Live Recorder captures everything a program has done, as it runs, including every memory access and every instruction executed, but does so in a compressed and efficient way, the company claims. The resulting record file can then be sent back from the customer to the developer, where it is run through UndoDB, a reversible debugger for Linux and Android. UndoDB can be used in conjunction with GDB, ARM DS-5 or Lauterbach’s TRACE32. It enables developers to run and step their programs backwards, as well as forwards in time, allowing them to fix bugs much more quickly.
"Thanks to our partnership with ARM, developers are now able to move code more easily to the ARMv8-A architecture, paving the way for even more high quality software to be available within the ecosystem," said Greg Law, CEO and co-founder of Undo, in a statement.

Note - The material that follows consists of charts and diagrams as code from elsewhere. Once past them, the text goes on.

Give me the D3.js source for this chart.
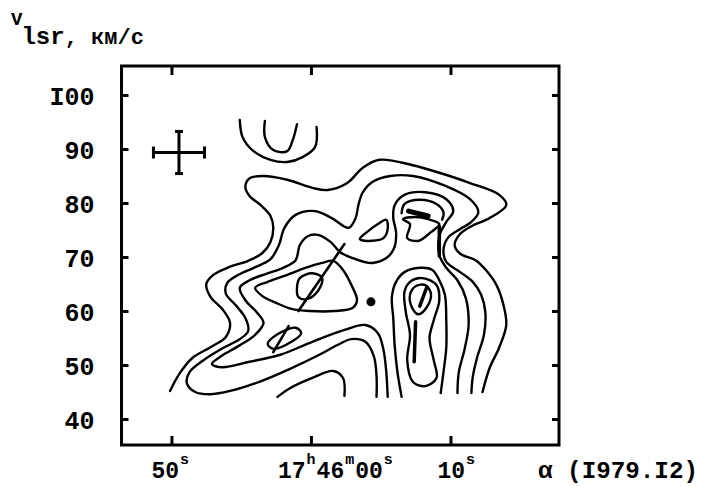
<!DOCTYPE html>
<html><head><meta charset="utf-8">
<script src="https://cdn.jsdelivr.net/npm/d3@7"></script>
<style>
html,body{margin:0;padding:0;background:#fff;}
svg{display:block;}
text{font-family:"Liberation Mono","DejaVu Sans Mono",monospace;font-weight:bold;fill:#000;}
</style></head>
<body>
<svg id="chart" width="701" height="486"></svg>
<script>
// ---- data: RA offset in seconds from 17h46m00s (x), V_lsr km/s (y) ----
const yTicks = [40, 50, 60, 70, 80, 90, 100];
const xTicks = [-10, 0, 10];
const xTickLabels = [["50","s"], ["17","h","46","m","00","s"], ["10","s"]];
const xAxisTitle = "α (I979.I2)";
const yAxisTitle = ["V", "lsr", ", км/с"];

const uArcOuter = [[-5.1,95.4],[-4.9,92.2],[-4.2,89.8],[-2.9,88.0],[-1.7,87.6],[-0.6,88.5],[0.3,90.4],[0.4,94.1]];
const uArcInner = [[-3.3,95.2],[-3.3,92.2],[-2.7,89.8],[-1.7,89.6],[-1.3,91.7],[-1.0,94.6]];

const level1 = [[-10.1,45.2],[-9.4,48.5],[-8.5,51.3],[-7.2,53.3],[-6.1,55.2],[-5.8,57.8],[-6.3,60.2],[-7.2,62.6],[-7.5,65.0],[-7.0,66.7],[-5.8,68.2],[-4.5,69.3],[-3.5,70.7],[-2.9,72.8],[-2.7,75.4],[-2.9,77.6],[-3.6,79.6],[-4.4,81.3],[-4.7,83.0],[-4.4,84.6],[-3.4,85.0],[-1.7,84.3],[0.1,82.8],[1.2,82.4],[2.6,83.7],[3.7,86.5],[4.9,88.0],[7.3,87.0],[9.2,85.6],[11.4,83.7],[13.5,81.5],[14.0,79.6],[12.8,77.2],[11.5,75.7],[10.7,74.3],[10.3,72.2],[10.7,70.6],[11.8,69.4],[12.6,67.4],[13.3,64.8],[13.8,61.1],[14.0,57.4],[13.5,53.3],[12.8,49.4],[12.3,45.0]];

const level2 = [[4.7,44.1],[4.7,48.0],[4.5,51.7],[3.9,54.3],[2.9,54.8],[1.9,53.7],[0.6,51.9],[-1.5,49.3],[-3.7,46.9],[-5.8,45.2],[-7.2,44.6],[-8.3,45.0],[-8.9,46.7],[-8.7,48.7],[-7.7,50.9],[-6.4,53.0],[-5.1,54.8],[-4.5,56.3],[-4.7,58.7],[-5.4,61.1],[-6.1,63.2],[-6.0,65.2],[-5.2,66.7],[-4.1,68.0],[-2.9,69.6],[-2.3,72.2],[-1.9,75.4],[-1.1,77.8],[0.3,78.5],[1.5,77.2],[2.7,75.4],[3.2,77.2],[3.4,79.6],[3.7,81.9],[4.4,83.9],[5.7,85.0],[7.3,85.0],[9.6,83.2],[11.4,80.7],[12.0,78.3],[11.4,76.3],[10.7,75.2],[9.8,73.5],[9.5,71.3],[9.7,69.1],[10.7,67.2],[11.6,65.4],[12.2,63.0],[12.5,59.8],[12.4,55.6],[11.9,51.3],[11.6,47.8],[11.5,44.8]];

const level3 = [[5.5,44.1],[5.4,48.7],[5.2,52.8],[4.8,55.9],[3.9,57.4],[2.4,56.5],[0.1,54.3],[-2.2,51.9],[-4.4,50.6],[-6.4,49.6],[-7.1,50.2],[-6.4,51.7],[-5.2,53.5],[-4.0,55.6],[-3.4,57.8],[-3.9,59.8],[-4.7,62.0],[-5.1,64.3],[-4.4,65.7],[-3.2,66.9],[-2.0,68.0],[-1.1,69.4],[-0.8,72.2],[-0.2,73.9],[0.5,74.1],[1.4,72.8],[2.1,70.9],[3.2,69.6],[4.4,68.9],[5.5,70.0],[6.0,71.9],[6.1,74.6],[5.9,77.2],[6.0,79.6],[6.7,81.5],[8.2,82.0],[9.7,80.7],[10.2,78.5],[9.7,76.5],[9.2,73.9],[9.2,70.4],[9.7,68.0],[10.5,65.7],[11.1,62.4],[11.3,57.4],[11.0,52.8],[10.6,48.7],[10.5,44.8]];

const triangleLoop = [[-4.0,64.3],[-3.1,65.4],[-1.9,66.5],[-0.4,68.0],[0.8,68.9],[1.6,69.3],[2.3,67.6],[2.9,64.8],[3.3,62.0],[3.0,60.6],[1.7,60.0],[-0.1,60.0],[-1.4,60.4],[-2.5,61.5],[-3.5,62.8]];
const innerOval = [[-1.0,64.4],[-0.8,66.1],[0.1,67.0],[0.8,66.1],[0.5,63.7],[-0.3,62.2],[-0.9,62.6]];
const diagonalBar = [[2.4,72.4],[-0.9,60.0]];
const lozenge = [[-3.1,53.9],[-2.4,55.7],[-1.1,56.9],[-0.7,55.9],[-1.4,54.3],[-2.7,53.0]];
const lozengeBar = [[-1.6,57.2],[-2.7,52.4]];
const smallLoop = [[3.5,73.3],[4.1,74.8],[4.8,76.1],[5.4,76.9],[5.5,75.2],[5.2,73.5],[4.4,73.0]];
const bottomArc = [[-2.4,44.1],[-1.5,45.7],[0.1,47.6],[1.6,48.9],[2.3,47.6],[2.4,44.3]];
const sourceDot = [[4.3,61.7]];

const rightArch = [[6.5,44.1],[6.2,48.7],[6.0,53.7],[5.9,58.7],[5.8,62.6],[6.1,65.4],[6.7,67.2],[7.8,68.0],[8.7,67.6],[9.2,65.7],[9.6,63.0],[9.7,58.3],[9.7,53.2],[9.5,48.7],[9.3,44.8]];
const rightLoop = [[6.7,63.5],[7.1,65.4],[8.0,66.1],[9.0,64.8],[9.2,62.0],[8.8,58.3],[8.5,55.0],[8.8,50.9],[9.0,47.6],[8.2,46.1],[7.3,46.9],[6.9,50.9],[7.1,55.6],[6.8,59.8]];
const rightInnerLoop = [[7.1,63.0],[7.5,64.6],[8.2,64.8],[8.6,63.2],[8.3,60.7],[7.7,59.4],[7.2,60.9]];
const rightInnerBar = [[8.3,64.4],[7.8,60.9]];
const neckBar = [[7.5,58.0],[7.4,50.6]];

const topArc = [[6.5,78.1],[6.7,79.8],[7.8,80.6],[9.0,79.8],[9.5,78.3],[9.4,76.9]];
const topBlob = [[7.0,78.5],[8.4,77.6]];
const topTriangle = [[6.6,77.0],[7.1,76.1],[6.9,73.5],[7.7,73.0],[8.6,74.6],[9.2,76.1],[8.4,77.0],[7.5,77.4]];
const topBar = [[9.2,75.7],[9.2,70.2]];

const errCross = {ra: -9.46, v: 89.35, dRa: 1.83, dV: 3.9};

// ---- drawing ----
const svg = d3.select("#chart");
const x = d3.scaleLinear().domain([-13.58, 17.78]).range([121.5, 559]);
const y = d3.scaleLinear().domain([35.19, 105.37]).range([445, 66]);

const openLine = d3.line().x(d => x(d[0])).y(d => y(d[1])).curve(d3.curveCatmullRom.alpha(0.5));
const closedLine = d3.line().x(d => x(d[0])).y(d => y(d[1])).curve(d3.curveCatmullRomClosed.alpha(0.5));
const straight = d3.line().x(d => x(d[0])).y(d => y(d[1]));

const g = svg.append("g").attr("fill", "none").attr("stroke", "#000").attr("stroke-linejoin", "round").attr("stroke-linecap", "round");
[uArcOuter, uArcInner, level1, level2, level3, bottomArc, rightArch, topArc].forEach(c =>
  g.append("path").attr("d", openLine(c)).attr("stroke-width", 2.4));
[triangleLoop, innerOval, lozenge, smallLoop, rightLoop, rightInnerLoop, topTriangle].forEach(c =>
  g.append("path").attr("d", closedLine(c)).attr("stroke-width", 2.4));
[diagonalBar, lozengeBar].forEach(c => g.append("path").attr("d", straight(c)).attr("stroke-width", 2.6));
[rightInnerBar, neckBar, topBar].forEach(c => g.append("path").attr("d", straight(c)).attr("stroke-width", 3.5));
g.append("path").attr("d", straight(topBlob)).attr("stroke-width", 5);

svg.selectAll("circle.src").data(sourceDot).join("circle").attr("class", "src")
  .attr("cx", d => x(d[0])).attr("cy", d => y(d[1])).attr("r", 4.5).attr("fill", "#000");

// error cross
const ec = svg.append("g").attr("stroke", "#000").attr("stroke-width", 3);
ec.append("line").attr("x1", x(errCross.ra - errCross.dRa)).attr("x2", x(errCross.ra + errCross.dRa)).attr("y1", y(errCross.v)).attr("y2", y(errCross.v));
ec.append("line").attr("x1", x(errCross.ra)).attr("x2", x(errCross.ra)).attr("y1", y(errCross.v - errCross.dV)).attr("y2", y(errCross.v + errCross.dV));
[errCross.ra - errCross.dRa, errCross.ra + errCross.dRa].forEach(r =>
  ec.append("line").attr("x1", x(r)).attr("x2", x(r)).attr("y1", y(errCross.v) - 6).attr("y2", y(errCross.v) + 6));
[errCross.v - errCross.dV, errCross.v + errCross.dV].forEach(v =>
  ec.append("line").attr("x1", x(errCross.ra) - 4).attr("x2", x(errCross.ra) + 4).attr("y1", y(v)).attr("y2", y(v)));

// axes
const fmt = d => String(d).replace(/1/g, "I");
const axLeft = svg.append("g").attr("transform", `translate(${x.range()[0]},0)`)
  .call(d3.axisLeft(y).tickValues(yTicks).tickSize(-7).tickPadding(27).tickFormat(fmt));
const axRight = svg.append("g").attr("transform", `translate(${x.range()[1]},0)`)
  .call(d3.axisRight(y).tickValues(yTicks).tickSize(-7).tickFormat(""));
const axTop = svg.append("g").attr("transform", `translate(0,${y.range()[1]})`)
  .call(d3.axisTop(x).tickValues(xTicks).tickSize(-9).tickFormat(""));
const axBottom = svg.append("g").attr("transform", `translate(0,${y.range()[0]})`)
  .call(d3.axisBottom(x).tickValues(xTicks).tickSize(-9).tickFormat(""));
[axLeft, axRight, axTop, axBottom].forEach(a => {
  a.select(".domain").remove();
  a.selectAll(".tick line").attr("stroke", "#000").attr("stroke-width", 3);
});
axLeft.selectAll(".tick text").attr("font-size", 25).attr("dy", "0.38em")
  .style("font-family", '"Liberation Mono", monospace').style("font-weight", "bold");

svg.append("rect").attr("x", x.range()[0]).attr("y", y.range()[1])
  .attr("width", x.range()[1] - x.range()[0]).attr("height", y.range()[0] - y.range()[1])
  .attr("fill", "none").attr("stroke", "#000").attr("stroke-width", 3);

// x tick labels with superscript units
const labelDx = [-21, -34, -14];
const labelBase = 478;
xTickLabels.forEach((parts, i) => {
  const t = svg.append("text").attr("x", x(xTicks[i]) + labelDx[i]).attr("y", labelBase).attr("font-size", 23);
  parts.forEach((p, j) => {
    const sup = j % 2 === 1;
    t.append("tspan").text(p)
      .attr("font-size", sup ? 15 : 23)
      .attr("dy", sup ? -14 : (j > 0 ? 14 : 0))
      .attr("dx", sup ? 1 : 1);
  });
});
svg.append("text").attr("x", 538).attr("y", labelBase).attr("font-size", 24)
  .attr("textLength", 160).attr("lengthAdjust", "spacingAndGlyphs").text(xAxisTitle);

// y axis title
const yt = svg.append("text").attr("x", 11).attr("y", 25);
yt.append("tspan").text(yAxisTitle[0]).attr("font-size", 19);
yt.append("tspan").text(yAxisTitle[1]).attr("font-size", 24).attr("dy", 19).attr("dx", -1);
yt.append("tspan").text(yAxisTitle[2]).attr("font-size", 22);
</script>
</body></html>
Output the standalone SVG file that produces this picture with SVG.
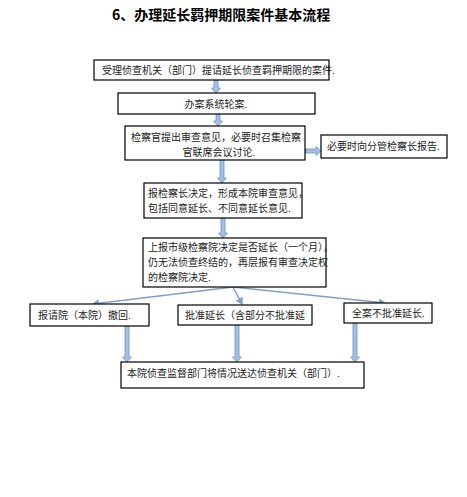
<svg xmlns="http://www.w3.org/2000/svg" width="467" height="497" viewBox="0 0 467 497">
<style>
.box{fill:#fff;stroke:#000;stroke-width:1.2}
.t{font-family:"Noto Sans CJK SC","Liberation Sans",sans-serif;font-size:10px;fill:#222}
.title{font-family:"Noto Sans CJK SC","Liberation Sans",sans-serif;font-size:14px;font-weight:bold;fill:#000}
.blk{fill:#A3C0E4;stroke:#6E93C2;stroke-width:0.8}
.ln{stroke:#7E9FCB;stroke-width:1.5;fill:none;marker-end:url(#ah)}
</style>
<defs>
<marker id="ah" markerWidth="8" markerHeight="8" refX="6" refY="4" orient="auto" markerUnits="userSpaceOnUse">
<path d="M0,0 L7,4 L0,8 Z" fill="#7E9FCB"/>
</marker>
</defs>
<rect width="467" height="497" fill="#fff"/>
<text class="title" x="112" y="20">6、办理延长羁押期限案件基本流程</text>

<g id="connectors">
<path class="blk" d="M214 80 L218 80 L218 88 L220.5 88 L216 93 L211.5 88 L214 88 Z"/>
<path class="blk" d="M216 114 L220 114 L220 121 L222.5 121 L218 126 L213.5 121 L216 121 Z"/>
<path class="blk" d="M220 160 L224 160 L224 178 L226.5 178 L222 183 L217.5 178 L220 178 Z"/>
<path class="blk" d="M221 218 L225 218 L225 233 L227.5 233 L223 238 L218.5 233 L221 233 Z"/>
<path class="blk" d="M305 149 L316 149 L316 146.5 L321 151 L316 155.5 L316 153 L305 153 Z"/>
<path class="blk" d="M125 326 L129 326 L129 357 L131.5 357 L127 362 L122.5 357 L125 357 Z"/>
<path class="blk" d="M235 325 L239 325 L239 357 L241.5 357 L237 362 L232.5 357 L235 357 Z"/>
<path class="blk" d="M353 323 L357 323 L357 357 L359.5 357 L355 362 L350.5 357 L353 357 Z"/>
<line class="ln" x1="233" y1="287" x2="93" y2="304"/>
<line class="ln" x1="233" y1="287" x2="242" y2="304"/>
<line class="ln" x1="233" y1="287" x2="385" y2="303"/>
</g>

<g id="n1"><rect class="box" x="94" y="60" width="235" height="20"/><text class="t" x="102" y="74">受理侦查机关（部门）提请延长侦查羁押期限的案件.</text></g>
<g id="n2"><rect class="box" x="118" y="93" width="197" height="21"/><text class="t" x="216" y="108" text-anchor="middle">办案系统轮案.</text></g>
<g id="n3"><rect class="box" x="125" y="126" width="180" height="34"/><text class="t" x="131" y="141">检察官提出审查意见，必要时召集检察</text><text class="t" x="219" y="156" text-anchor="middle">官联席会议讨论.</text></g>
<g id="n3b"><rect class="box" x="321" y="135" width="126" height="23"/><text class="t" x="327" y="150">必要时向分管检察长报告.</text></g>
<g id="n4"><rect class="box" x="144" y="183" width="158" height="35"/><text class="t" x="148" y="197">报检察长决定，形成本院审查意见，</text><text class="t" x="148" y="212">包括同意延长、不同意延长意见.</text></g>
<g id="n5"><rect class="box" x="143" y="238" width="183" height="49"/><text class="t" x="148" y="251">上报市级检察院决定是否延长（一个月），</text><text class="t" x="148" y="266">仍无法侦查终结的，再层报有审查决定权</text><text class="t" x="148" y="281">的检察院决定.</text></g>
<g id="n6"><rect class="box" x="30" y="304" width="119" height="22"/><text class="t" x="38" y="319">报请院（本院）撤回.</text></g>
<g id="n7"><rect class="box" x="178" y="305" width="134" height="20"/><text class="t" x="185" y="319">批准延长（含部分不批准延</text></g>
<g id="n8"><rect class="box" x="344" y="303" width="88" height="20"/><text class="t" x="352" y="317">全案不批准延长.</text></g>
<g id="n9"><rect class="box" x="121" y="362" width="243" height="26"/><text class="t" x="127" y="377">本院侦查监督部门将情况送达侦查机关（部门）.</text></g>
</svg>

The company was founded in June 2005 Law and Julian Smith, who is CTO. The company has received funding from angels Peter Harverson, an experienced EDA executive; Robert Swann, a founder of Alphamosaic (acquired by Broadcom); and Jaan Tallinn, co-founder of Skype. The company is said to have raised about $3.25 million since its formation.
Live Recorder and UndoDB already support ARM 32-bit architectures, including the ARMv5, ARMv6 and ARMv7 processor families and 64-bit ARM versions of Live Recorder and UndoDB are being shipped now and will be generally available in 1Q16 and thereafter.